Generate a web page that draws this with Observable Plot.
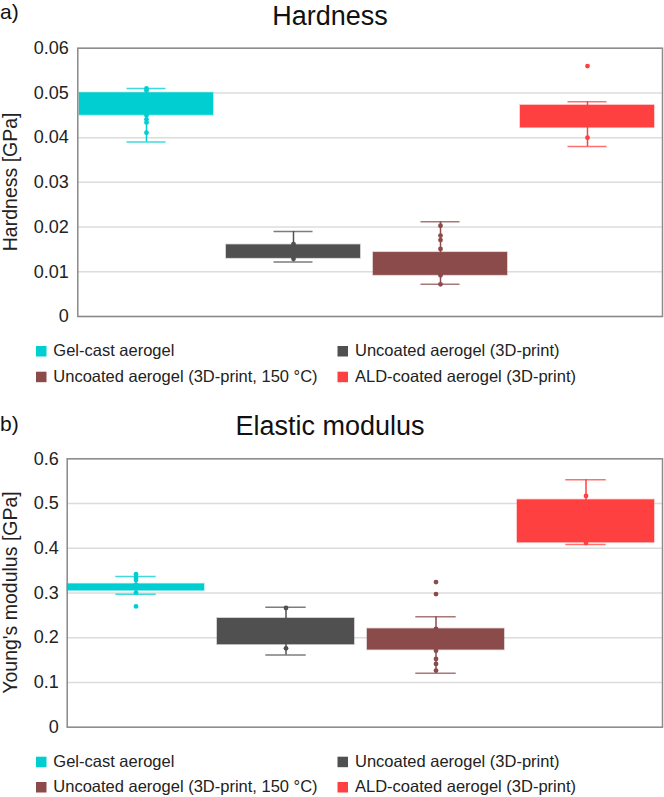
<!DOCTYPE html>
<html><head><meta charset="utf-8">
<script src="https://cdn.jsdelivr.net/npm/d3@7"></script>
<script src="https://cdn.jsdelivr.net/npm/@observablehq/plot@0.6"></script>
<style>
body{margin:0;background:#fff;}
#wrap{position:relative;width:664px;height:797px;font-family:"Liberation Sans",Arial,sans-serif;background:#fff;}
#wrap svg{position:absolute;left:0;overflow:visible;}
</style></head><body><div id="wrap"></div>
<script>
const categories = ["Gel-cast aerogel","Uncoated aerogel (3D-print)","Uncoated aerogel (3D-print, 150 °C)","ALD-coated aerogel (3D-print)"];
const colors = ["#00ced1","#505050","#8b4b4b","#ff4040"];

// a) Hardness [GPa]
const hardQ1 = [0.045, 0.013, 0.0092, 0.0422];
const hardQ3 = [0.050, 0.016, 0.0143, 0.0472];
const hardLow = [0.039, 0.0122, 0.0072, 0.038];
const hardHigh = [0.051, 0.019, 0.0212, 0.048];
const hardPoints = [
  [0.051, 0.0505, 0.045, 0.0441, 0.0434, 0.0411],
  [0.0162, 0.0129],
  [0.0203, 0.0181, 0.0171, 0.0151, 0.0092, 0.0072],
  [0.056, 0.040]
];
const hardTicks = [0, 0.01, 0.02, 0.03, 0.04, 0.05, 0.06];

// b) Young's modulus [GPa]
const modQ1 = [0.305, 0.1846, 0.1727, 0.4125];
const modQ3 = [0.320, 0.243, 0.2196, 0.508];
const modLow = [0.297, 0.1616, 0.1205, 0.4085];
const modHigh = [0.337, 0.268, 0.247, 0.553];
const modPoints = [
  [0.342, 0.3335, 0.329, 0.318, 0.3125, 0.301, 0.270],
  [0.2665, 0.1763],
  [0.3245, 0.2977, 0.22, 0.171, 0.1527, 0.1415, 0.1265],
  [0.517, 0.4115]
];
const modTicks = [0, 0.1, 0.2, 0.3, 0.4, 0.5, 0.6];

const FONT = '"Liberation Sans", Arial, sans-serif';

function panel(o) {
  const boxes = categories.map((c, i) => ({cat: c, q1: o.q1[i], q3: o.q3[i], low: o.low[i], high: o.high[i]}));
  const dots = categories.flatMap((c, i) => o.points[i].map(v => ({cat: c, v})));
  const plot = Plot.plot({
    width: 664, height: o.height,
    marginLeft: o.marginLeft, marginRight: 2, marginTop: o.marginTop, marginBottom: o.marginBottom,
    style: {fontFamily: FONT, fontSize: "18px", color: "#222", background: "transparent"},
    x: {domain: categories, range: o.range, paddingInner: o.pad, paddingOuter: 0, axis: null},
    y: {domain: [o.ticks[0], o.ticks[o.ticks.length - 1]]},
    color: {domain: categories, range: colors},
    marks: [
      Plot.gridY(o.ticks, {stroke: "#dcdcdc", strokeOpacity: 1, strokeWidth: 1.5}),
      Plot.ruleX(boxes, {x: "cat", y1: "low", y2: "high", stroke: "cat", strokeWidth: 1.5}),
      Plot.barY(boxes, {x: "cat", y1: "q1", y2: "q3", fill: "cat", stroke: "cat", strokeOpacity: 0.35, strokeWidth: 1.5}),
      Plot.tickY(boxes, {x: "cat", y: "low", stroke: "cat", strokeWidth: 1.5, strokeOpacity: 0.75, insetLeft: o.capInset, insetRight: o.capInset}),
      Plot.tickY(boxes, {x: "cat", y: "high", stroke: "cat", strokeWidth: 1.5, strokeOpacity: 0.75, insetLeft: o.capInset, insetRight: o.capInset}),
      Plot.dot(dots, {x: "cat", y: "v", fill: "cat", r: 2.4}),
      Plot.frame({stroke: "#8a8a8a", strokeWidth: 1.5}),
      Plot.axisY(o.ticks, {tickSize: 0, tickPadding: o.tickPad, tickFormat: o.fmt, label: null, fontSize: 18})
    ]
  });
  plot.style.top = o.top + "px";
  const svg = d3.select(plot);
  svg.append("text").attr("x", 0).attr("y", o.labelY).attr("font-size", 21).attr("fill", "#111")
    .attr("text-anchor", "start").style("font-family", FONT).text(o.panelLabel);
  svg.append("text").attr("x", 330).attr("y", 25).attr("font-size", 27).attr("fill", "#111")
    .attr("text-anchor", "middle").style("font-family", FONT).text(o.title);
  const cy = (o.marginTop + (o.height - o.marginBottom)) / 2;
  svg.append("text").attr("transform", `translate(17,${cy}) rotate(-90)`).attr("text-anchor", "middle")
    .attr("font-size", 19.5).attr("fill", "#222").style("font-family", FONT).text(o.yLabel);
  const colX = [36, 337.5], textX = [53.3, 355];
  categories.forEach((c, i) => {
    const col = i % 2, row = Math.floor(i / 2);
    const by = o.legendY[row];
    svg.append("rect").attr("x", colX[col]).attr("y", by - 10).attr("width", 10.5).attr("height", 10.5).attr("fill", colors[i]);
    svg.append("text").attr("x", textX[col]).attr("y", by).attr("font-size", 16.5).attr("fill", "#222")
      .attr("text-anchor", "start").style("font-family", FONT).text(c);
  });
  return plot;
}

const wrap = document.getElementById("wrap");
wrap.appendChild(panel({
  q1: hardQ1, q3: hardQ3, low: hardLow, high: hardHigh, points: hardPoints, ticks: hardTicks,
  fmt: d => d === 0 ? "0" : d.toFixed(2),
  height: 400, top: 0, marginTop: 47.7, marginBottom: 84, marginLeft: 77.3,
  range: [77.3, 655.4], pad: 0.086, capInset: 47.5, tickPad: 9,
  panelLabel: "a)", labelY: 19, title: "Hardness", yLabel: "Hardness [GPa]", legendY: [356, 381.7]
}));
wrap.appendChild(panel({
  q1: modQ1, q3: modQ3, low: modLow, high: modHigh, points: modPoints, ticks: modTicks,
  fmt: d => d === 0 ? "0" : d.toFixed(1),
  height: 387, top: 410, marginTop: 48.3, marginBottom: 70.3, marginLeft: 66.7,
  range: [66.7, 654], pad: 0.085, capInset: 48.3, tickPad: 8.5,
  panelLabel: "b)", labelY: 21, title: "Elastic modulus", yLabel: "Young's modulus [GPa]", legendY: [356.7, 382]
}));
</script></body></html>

# Work to do
Print each line of the material above exactly, with the pictures removed from your copy.

# Final result
Generate a web page that draws this with Observable Plot.
<!DOCTYPE html>
<html><head><meta charset="utf-8">
<script src="https://cdn.jsdelivr.net/npm/d3@7"></script>
<script src="https://cdn.jsdelivr.net/npm/@observablehq/plot@0.6"></script>
<style>
body{margin:0;background:#fff;}
#wrap{position:relative;width:664px;height:797px;font-family:"Liberation Sans",Arial,sans-serif;background:#fff;}
#wrap svg{position:absolute;left:0;overflow:visible;}
</style></head><body><div id="wrap"></div>
<script>
const categories = ["Gel-cast aerogel","Uncoated aerogel (3D-print)","Uncoated aerogel (3D-print, 150 °C)","ALD-coated aerogel (3D-print)"];
const colors = ["#00ced1","#505050","#8b4b4b","#ff4040"];

// a) Hardness [GPa]
const hardQ1 = [0.045, 0.013, 0.0092, 0.0422];
const hardQ3 = [0.050, 0.016, 0.0143, 0.0472];
const hardLow = [0.039, 0.0122, 0.0072, 0.038];
const hardHigh = [0.051, 0.019, 0.0212, 0.048];
const hardPoints = [
  [0.051, 0.0505, 0.045, 0.0441, 0.0434, 0.0411],
  [0.0162, 0.0129],
  [0.0203, 0.0181, 0.0171, 0.0151, 0.0092, 0.0072],
  [0.056, 0.040]
];
const hardTicks = [0, 0.01, 0.02, 0.03, 0.04, 0.05, 0.06];

// b) Young's modulus [GPa]
const modQ1 = [0.305, 0.1846, 0.1727, 0.4125];
const modQ3 = [0.320, 0.243, 0.2196, 0.508];
const modLow = [0.297, 0.1616, 0.1205, 0.4085];
const modHigh = [0.337, 0.268, 0.247, 0.553];
const modPoints = [
  [0.342, 0.3335, 0.329, 0.318, 0.3125, 0.301, 0.270],
  [0.2665, 0.1763],
  [0.3245, 0.2977, 0.22, 0.171, 0.1527, 0.1415, 0.1265],
  [0.517, 0.4115]
];
const modTicks = [0, 0.1, 0.2, 0.3, 0.4, 0.5, 0.6];

const FONT = '"Liberation Sans", Arial, sans-serif';

function panel(o) {
  const boxes = categories.map((c, i) => ({cat: c, q1: o.q1[i], q3: o.q3[i], low: o.low[i], high: o.high[i]}));
  const dots = categories.flatMap((c, i) => o.points[i].map(v => ({cat: c, v})));
  const plot = Plot.plot({
    width: 664, height: o.height,
    marginLeft: o.marginLeft, marginRight: 2, marginTop: o.marginTop, marginBottom: o.marginBottom,
    style: {fontFamily: FONT, fontSize: "18px", color: "#222", background: "transparent"},
    x: {domain: categories, range: o.range, paddingInner: o.pad, paddingOuter: 0, axis: null},
    y: {domain: [o.ticks[0], o.ticks[o.ticks.length - 1]]},
    color: {domain: categories, range: colors},
    marks: [
      Plot.gridY(o.ticks, {stroke: "#dcdcdc", strokeOpacity: 1, strokeWidth: 1.5}),
      Plot.ruleX(boxes, {x: "cat", y1: "low", y2: "high", stroke: "cat", strokeWidth: 1.5}),
      Plot.barY(boxes, {x: "cat", y1: "q1", y2: "q3", fill: "cat", stroke: "cat", strokeOpacity: 0.35, strokeWidth: 1.5}),
      Plot.tickY(boxes, {x: "cat", y: "low", stroke: "cat", strokeWidth: 1.5, strokeOpacity: 0.75, insetLeft: o.capInset, insetRight: o.capInset}),
      Plot.tickY(boxes, {x: "cat", y: "high", stroke: "cat", strokeWidth: 1.5, strokeOpacity: 0.75, insetLeft: o.capInset, insetRight: o.capInset}),
      Plot.dot(dots, {x: "cat", y: "v", fill: "cat", r: 2.4}),
      Plot.frame({stroke: "#8a8a8a", strokeWidth: 1.5}),
      Plot.axisY(o.ticks, {tickSize: 0, tickPadding: o.tickPad, tickFormat: o.fmt, label: null, fontSize: 18})
    ]
  });
  plot.style.top = o.top + "px";
  const svg = d3.select(plot);
  svg.append("text").attr("x", 0).attr("y", o.labelY).attr("font-size", 21).attr("fill", "#111")
    .attr("text-anchor", "start").style("font-family", FONT).text(o.panelLabel);
  svg.append("text").attr("x", 330).attr("y", 25).attr("font-size", 27).attr("fill", "#111")
    .attr("text-anchor", "middle").style("font-family", FONT).text(o.title);
  const cy = (o.marginTop + (o.height - o.marginBottom)) / 2;
  svg.append("text").attr("transform", `translate(17,${cy}) rotate(-90)`).attr("text-anchor", "middle")
    .attr("font-size", 19.5).attr("fill", "#222").style("font-family", FONT).text(o.yLabel);
  const colX = [36, 337.5], textX = [53.3, 355];
  categories.forEach((c, i) => {
    const col = i % 2, row = Math.floor(i / 2);
    const by = o.legendY[row];
    svg.append("rect").attr("x", colX[col]).attr("y", by - 10).attr("width", 10.5).attr("height", 10.5).attr("fill", colors[i]);
    svg.append("text").attr("x", textX[col]).attr("y", by).attr("font-size", 16.5).attr("fill", "#222")
      .attr("text-anchor", "start").style("font-family", FONT).text(c);
  });
  return plot;
}

const wrap = document.getElementById("wrap");
wrap.appendChild(panel({
  q1: hardQ1, q3: hardQ3, low: hardLow, high: hardHigh, points: hardPoints, ticks: hardTicks,
  fmt: d => d === 0 ? "0" : d.toFixed(2),
  height: 400, top: 0, marginTop: 47.7, marginBottom: 84, marginLeft: 77.3,
  range: [77.3, 655.4], pad: 0.086, capInset: 47.5, tickPad: 9,
  panelLabel: "a)", labelY: 19, title: "Hardness", yLabel: "Hardness [GPa]", legendY: [356, 381.7]
}));
wrap.appendChild(panel({
  q1: modQ1, q3: modQ3, low: modLow, high: modHigh, points: modPoints, ticks: modTicks,
  fmt: d => d === 0 ? "0" : d.toFixed(1),
  height: 387, top: 410, marginTop: 48.3, marginBottom: 70.3, marginLeft: 66.7,
  range: [66.7, 654], pad: 0.085, capInset: 48.3, tickPad: 8.5,
  panelLabel: "b)", labelY: 21, title: "Elastic modulus", yLabel: "Young's modulus [GPa]", legendY: [356.7, 382]
}));
</script></body></html>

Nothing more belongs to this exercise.